▽
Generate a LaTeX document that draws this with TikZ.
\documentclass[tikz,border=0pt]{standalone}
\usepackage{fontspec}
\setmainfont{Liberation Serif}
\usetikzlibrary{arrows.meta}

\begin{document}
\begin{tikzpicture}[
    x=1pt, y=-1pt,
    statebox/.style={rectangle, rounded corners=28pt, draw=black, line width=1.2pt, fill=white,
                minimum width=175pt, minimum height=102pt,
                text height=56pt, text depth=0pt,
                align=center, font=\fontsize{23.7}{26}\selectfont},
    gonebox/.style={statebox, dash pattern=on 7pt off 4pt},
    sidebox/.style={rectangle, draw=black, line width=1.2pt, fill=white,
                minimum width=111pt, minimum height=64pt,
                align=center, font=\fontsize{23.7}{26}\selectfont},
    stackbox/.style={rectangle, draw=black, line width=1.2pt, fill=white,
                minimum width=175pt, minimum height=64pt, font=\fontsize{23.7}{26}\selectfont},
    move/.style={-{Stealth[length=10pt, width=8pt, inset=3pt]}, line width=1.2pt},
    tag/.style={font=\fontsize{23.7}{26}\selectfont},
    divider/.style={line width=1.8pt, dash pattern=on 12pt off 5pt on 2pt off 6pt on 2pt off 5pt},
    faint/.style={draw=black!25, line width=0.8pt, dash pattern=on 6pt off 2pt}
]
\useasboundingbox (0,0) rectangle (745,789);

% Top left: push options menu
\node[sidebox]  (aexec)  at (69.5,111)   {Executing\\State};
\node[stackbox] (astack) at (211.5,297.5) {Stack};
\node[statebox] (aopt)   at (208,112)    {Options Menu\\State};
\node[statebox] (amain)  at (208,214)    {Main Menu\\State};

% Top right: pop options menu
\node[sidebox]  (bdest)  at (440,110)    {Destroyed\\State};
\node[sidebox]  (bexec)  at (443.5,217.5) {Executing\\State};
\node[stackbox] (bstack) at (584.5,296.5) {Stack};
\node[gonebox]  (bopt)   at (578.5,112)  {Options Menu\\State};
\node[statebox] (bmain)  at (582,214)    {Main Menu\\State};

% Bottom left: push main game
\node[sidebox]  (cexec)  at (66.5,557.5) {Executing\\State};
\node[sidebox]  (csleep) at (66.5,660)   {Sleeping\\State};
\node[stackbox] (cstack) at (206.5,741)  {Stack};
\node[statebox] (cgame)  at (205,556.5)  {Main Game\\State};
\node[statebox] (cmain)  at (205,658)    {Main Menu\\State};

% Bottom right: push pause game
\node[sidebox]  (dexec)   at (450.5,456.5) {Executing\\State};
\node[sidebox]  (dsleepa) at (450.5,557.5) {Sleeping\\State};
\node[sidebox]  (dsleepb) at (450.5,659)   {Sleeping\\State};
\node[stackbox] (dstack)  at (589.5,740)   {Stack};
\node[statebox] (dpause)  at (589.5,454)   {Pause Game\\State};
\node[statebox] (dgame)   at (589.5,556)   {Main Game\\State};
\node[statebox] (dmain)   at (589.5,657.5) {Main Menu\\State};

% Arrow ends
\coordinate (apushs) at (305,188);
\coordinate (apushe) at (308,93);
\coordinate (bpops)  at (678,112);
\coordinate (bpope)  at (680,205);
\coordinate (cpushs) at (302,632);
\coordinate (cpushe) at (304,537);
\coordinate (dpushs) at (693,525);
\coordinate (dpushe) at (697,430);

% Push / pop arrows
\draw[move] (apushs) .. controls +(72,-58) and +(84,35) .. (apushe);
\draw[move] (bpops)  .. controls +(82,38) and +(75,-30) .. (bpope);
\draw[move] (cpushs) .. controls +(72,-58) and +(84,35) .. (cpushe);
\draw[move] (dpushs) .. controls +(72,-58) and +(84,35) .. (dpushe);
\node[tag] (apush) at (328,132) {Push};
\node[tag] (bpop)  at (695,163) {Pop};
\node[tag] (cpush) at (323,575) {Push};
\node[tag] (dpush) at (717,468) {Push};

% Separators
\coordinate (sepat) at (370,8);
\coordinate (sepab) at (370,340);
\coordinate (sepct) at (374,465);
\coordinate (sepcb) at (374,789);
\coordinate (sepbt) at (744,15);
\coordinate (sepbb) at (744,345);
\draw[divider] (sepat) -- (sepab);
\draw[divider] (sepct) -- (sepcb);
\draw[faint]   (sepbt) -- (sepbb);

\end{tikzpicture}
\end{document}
△
▽
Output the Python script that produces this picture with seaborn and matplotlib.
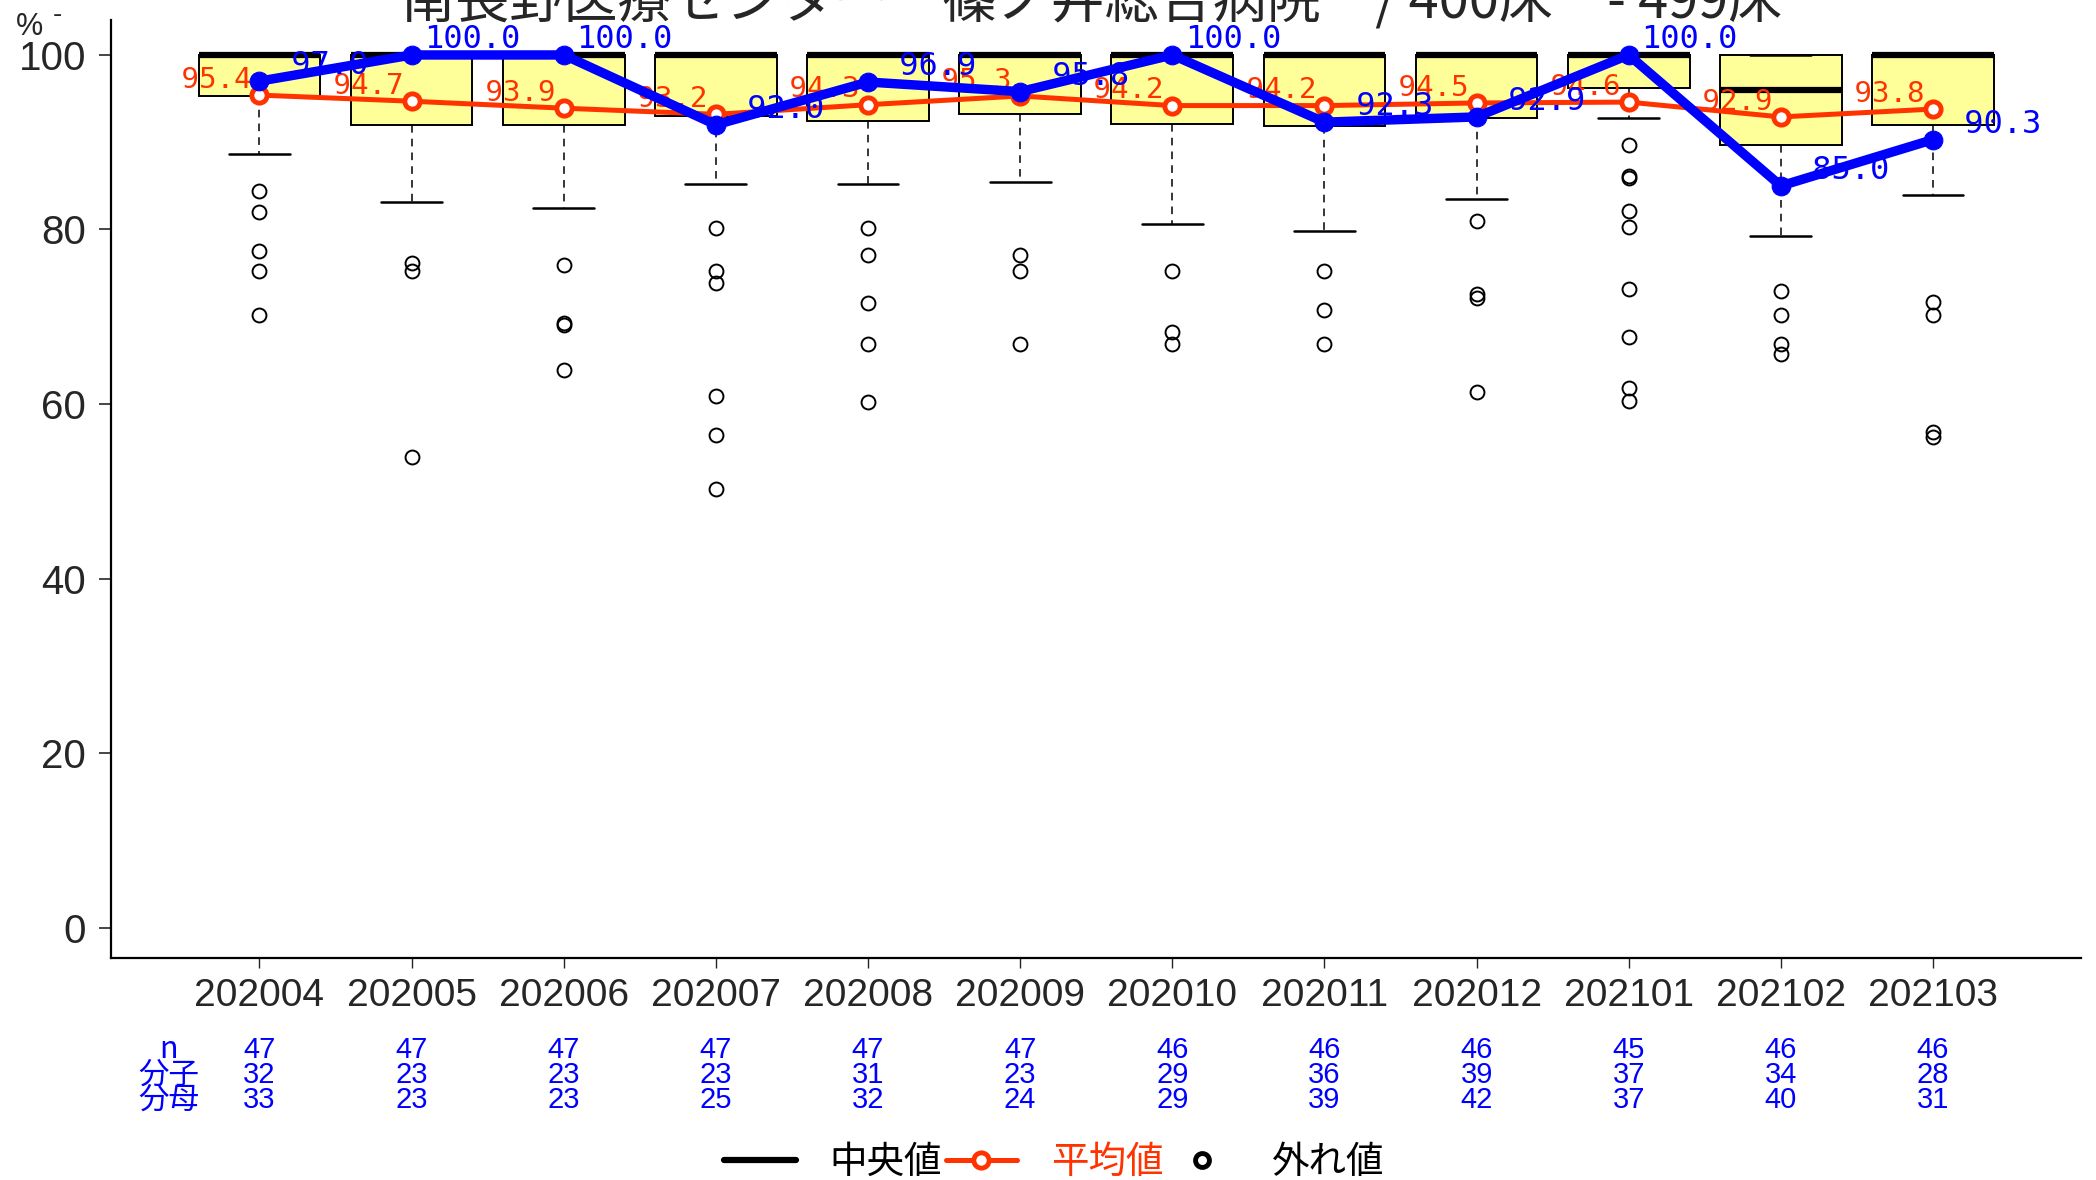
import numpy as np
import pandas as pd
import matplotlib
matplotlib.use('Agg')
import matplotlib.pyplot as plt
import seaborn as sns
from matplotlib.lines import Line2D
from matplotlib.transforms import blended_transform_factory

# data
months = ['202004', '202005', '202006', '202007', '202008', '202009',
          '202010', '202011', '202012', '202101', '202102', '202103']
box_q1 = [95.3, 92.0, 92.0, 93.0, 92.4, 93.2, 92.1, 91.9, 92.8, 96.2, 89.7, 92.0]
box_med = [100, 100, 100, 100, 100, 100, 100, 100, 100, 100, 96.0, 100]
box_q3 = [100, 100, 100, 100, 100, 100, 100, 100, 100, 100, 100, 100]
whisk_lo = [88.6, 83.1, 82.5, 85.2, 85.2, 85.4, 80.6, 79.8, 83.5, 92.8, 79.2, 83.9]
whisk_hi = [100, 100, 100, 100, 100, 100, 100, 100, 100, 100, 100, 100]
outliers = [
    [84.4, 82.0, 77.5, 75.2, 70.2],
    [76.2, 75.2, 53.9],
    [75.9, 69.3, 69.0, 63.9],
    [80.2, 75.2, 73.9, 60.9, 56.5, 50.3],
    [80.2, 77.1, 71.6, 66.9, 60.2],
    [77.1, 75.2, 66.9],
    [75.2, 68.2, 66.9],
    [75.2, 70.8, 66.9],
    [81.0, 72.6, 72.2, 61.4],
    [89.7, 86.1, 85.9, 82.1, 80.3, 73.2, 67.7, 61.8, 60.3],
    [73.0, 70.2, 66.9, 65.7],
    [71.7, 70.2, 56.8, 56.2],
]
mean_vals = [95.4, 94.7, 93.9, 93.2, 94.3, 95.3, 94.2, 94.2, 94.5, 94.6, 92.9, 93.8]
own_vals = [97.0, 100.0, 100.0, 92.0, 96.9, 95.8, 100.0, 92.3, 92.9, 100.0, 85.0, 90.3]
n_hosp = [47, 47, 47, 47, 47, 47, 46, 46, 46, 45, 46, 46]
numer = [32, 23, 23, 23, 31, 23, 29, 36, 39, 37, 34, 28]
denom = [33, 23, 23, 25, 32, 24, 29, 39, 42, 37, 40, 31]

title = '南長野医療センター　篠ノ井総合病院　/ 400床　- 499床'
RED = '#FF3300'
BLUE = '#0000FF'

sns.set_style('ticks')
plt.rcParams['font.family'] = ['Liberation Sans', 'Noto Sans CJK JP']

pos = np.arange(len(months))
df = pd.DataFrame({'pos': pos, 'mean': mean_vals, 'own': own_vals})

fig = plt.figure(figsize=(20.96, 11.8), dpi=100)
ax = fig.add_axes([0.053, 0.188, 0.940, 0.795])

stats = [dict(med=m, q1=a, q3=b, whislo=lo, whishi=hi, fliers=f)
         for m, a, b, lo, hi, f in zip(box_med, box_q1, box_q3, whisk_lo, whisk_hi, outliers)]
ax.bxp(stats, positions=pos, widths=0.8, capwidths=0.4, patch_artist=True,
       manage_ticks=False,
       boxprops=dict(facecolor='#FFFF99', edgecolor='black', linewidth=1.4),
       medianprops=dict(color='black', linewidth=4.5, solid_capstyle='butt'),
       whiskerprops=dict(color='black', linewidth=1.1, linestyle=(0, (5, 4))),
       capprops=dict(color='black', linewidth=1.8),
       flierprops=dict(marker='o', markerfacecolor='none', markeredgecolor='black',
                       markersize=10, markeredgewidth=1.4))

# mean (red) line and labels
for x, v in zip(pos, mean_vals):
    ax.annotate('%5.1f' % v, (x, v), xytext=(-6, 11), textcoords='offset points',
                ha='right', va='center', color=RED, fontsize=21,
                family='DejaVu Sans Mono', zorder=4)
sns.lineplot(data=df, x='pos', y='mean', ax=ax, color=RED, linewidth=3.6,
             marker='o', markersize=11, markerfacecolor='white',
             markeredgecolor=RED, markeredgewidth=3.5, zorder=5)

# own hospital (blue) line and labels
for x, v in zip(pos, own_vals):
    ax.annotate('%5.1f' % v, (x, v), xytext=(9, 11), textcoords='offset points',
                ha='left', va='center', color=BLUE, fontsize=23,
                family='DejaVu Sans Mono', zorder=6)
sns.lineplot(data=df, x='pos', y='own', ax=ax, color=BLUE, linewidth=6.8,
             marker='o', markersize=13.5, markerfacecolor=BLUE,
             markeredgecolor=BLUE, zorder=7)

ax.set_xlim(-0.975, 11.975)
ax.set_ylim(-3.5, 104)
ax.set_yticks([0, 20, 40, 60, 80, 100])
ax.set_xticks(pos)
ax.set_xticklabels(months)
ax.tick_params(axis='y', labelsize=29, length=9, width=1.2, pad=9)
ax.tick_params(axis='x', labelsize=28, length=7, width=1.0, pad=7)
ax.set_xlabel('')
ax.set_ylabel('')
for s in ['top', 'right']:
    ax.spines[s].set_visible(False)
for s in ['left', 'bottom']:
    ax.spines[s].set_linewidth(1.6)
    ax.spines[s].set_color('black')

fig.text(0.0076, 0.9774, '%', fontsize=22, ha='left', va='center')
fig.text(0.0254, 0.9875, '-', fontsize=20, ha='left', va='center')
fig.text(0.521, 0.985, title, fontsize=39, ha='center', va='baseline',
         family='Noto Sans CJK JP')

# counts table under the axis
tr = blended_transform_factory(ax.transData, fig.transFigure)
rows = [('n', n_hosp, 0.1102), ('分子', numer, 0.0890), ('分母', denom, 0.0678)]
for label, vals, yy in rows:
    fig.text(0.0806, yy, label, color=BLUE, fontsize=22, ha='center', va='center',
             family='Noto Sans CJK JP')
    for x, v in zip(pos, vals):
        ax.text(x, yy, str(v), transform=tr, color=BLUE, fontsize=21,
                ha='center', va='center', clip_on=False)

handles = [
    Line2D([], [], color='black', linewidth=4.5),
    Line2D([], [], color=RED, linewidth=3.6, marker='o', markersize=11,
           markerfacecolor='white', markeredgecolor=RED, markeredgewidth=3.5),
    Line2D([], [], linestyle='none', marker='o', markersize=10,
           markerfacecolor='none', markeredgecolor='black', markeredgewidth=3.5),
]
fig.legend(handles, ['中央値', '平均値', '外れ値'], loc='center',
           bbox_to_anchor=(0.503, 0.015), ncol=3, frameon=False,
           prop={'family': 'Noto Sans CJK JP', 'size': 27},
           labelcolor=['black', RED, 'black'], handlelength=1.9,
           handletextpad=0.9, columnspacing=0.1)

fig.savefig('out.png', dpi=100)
△
▽
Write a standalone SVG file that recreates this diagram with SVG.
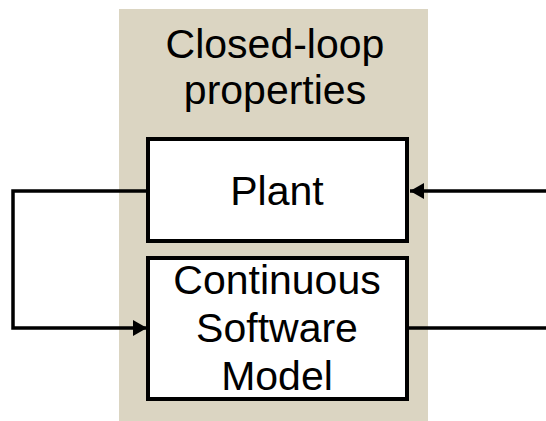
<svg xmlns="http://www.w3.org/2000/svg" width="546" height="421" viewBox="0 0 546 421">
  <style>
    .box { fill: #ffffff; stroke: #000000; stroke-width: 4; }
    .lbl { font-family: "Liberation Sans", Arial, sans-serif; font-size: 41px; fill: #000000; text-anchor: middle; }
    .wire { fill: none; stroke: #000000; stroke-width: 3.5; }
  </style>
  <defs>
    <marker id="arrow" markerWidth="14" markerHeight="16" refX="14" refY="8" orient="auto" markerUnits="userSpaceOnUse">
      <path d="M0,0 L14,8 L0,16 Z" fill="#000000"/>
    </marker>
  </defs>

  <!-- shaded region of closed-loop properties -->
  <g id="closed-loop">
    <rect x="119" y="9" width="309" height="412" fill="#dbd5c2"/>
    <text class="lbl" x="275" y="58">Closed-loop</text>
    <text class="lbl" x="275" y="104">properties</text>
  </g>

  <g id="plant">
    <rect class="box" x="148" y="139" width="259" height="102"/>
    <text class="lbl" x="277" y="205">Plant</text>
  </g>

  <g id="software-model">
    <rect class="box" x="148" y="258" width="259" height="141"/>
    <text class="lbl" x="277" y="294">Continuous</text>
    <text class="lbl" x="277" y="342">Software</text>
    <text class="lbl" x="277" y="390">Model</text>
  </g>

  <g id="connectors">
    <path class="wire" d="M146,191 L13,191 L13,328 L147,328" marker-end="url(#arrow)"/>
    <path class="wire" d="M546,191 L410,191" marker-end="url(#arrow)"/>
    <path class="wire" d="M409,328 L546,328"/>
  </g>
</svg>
△
• **TO DO**: Tally the lines holding the string "that" and give only the count.

• **ANSWER BELOW**: 3